• Christiane Smith

    Their final words were “Jesus, help me “.
    It is said in my Church that ‘their blood confesses Christ’. As martyrs for Christ, they belong to the whole Church . . . to the whole Body of Christ, to all Christian people.

    Thanks for remembering them on this post, DENNY.

    • Denny Burk

      I think those are valid concerns, and I share them. The Coptic Church is connected to an ancient Christological heresy, and their beliefs do mirror a lot of what we find in Roman Catholicism. Also, the vast majority of those in the Coptic Church are nominal at best in their religious commitment. Our missionaries regard them largely as targets for evangelism. For those reasons, I would be reluctant to pronounce them within the fold, as it were. And that is why I have not done that here. And I do not mean to suggest such certainty by posting this video. I cannot make pronouncements about things that I am not in a position to judge.

      Having said that, there may be some reasons to be hopeful. Some leaders within the Coptic Church have attempted to leave behind the monophysite error. They no longer wish to own the heresy that they were accused of at the Council of Chalcedon (at least in their own understanding). Also, the book “Operation World” says that there is a biblical renewal movement within the Coptic Church. Finally, these men were captured on video crying out to Jesus in their final moments. The Bible says that anyone who calls on the name of the Lord will be saved (Acts 2:21). Even if they were only nominally Christian before their murders, could it be that some of them came to Christ right there on that beach as they called out to him? The grace and mercy of God give us more than enough reason to be hopeful about that, even as we admit that we have no certainty about such things.

      The main reason that I posted this video is not to render a judgment about these men. I posted it because it widens the lens to highlight what is going on around the world in terms of Christian persecution.

      • Joseph Randall

        Thanks, very helpful response – you should write a post on it 🙂

        I found this: “The Coptic Church has never believed in monophysitism the way it was portrayed in the Council of Chalcedon! In that Council, monophysitism meant believing in one nature. Copts believe that the Lord is perfect in His divinity, and He is perfect in His humanity, but His divinity and His humanity were united in one nature called “the nature of the incarnate word”, which was reiterated by Saint Cyril of Alexandria. Copts, thus, believe in two natures “human” and “divine” that are united in one “without mingling, without confusion, and without alteration” (from the declaration of faith at the end of the Coptic divine liturgy). These two natures “did not separate for a moment or the twinkling of an eye” (also from the declaration of faith at the end of the Coptic divine liturgy).”

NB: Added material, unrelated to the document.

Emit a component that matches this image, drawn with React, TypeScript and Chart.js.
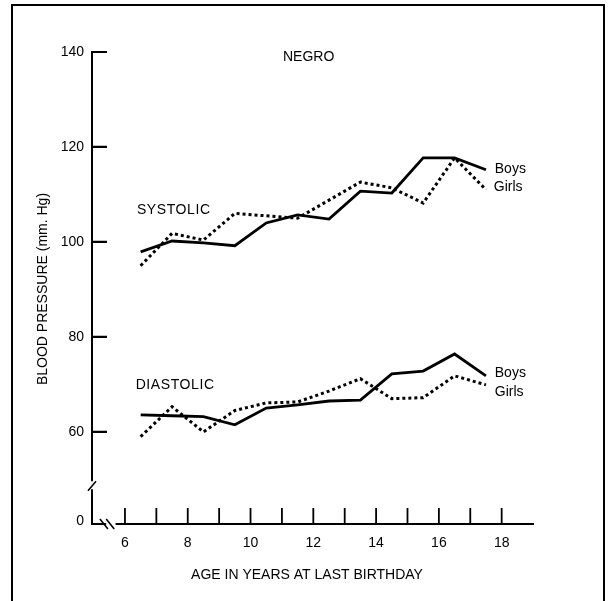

        From: http://www.coptic.net/EncyclopediaCoptica/

  • Christiane Smith

    The Coptic martyrs come from a faith that professes Christ with these words prior to the reading of the Holy Gospel in their liturgical worship in community:

    “. . . You are the life of us all, the salvation of us all, the hope of us all, the healing of us all, and the resurrection of us all.”

    At the moment of their death when they called on Jesus for help, it was not their first acknowledgement of Christ as Lord.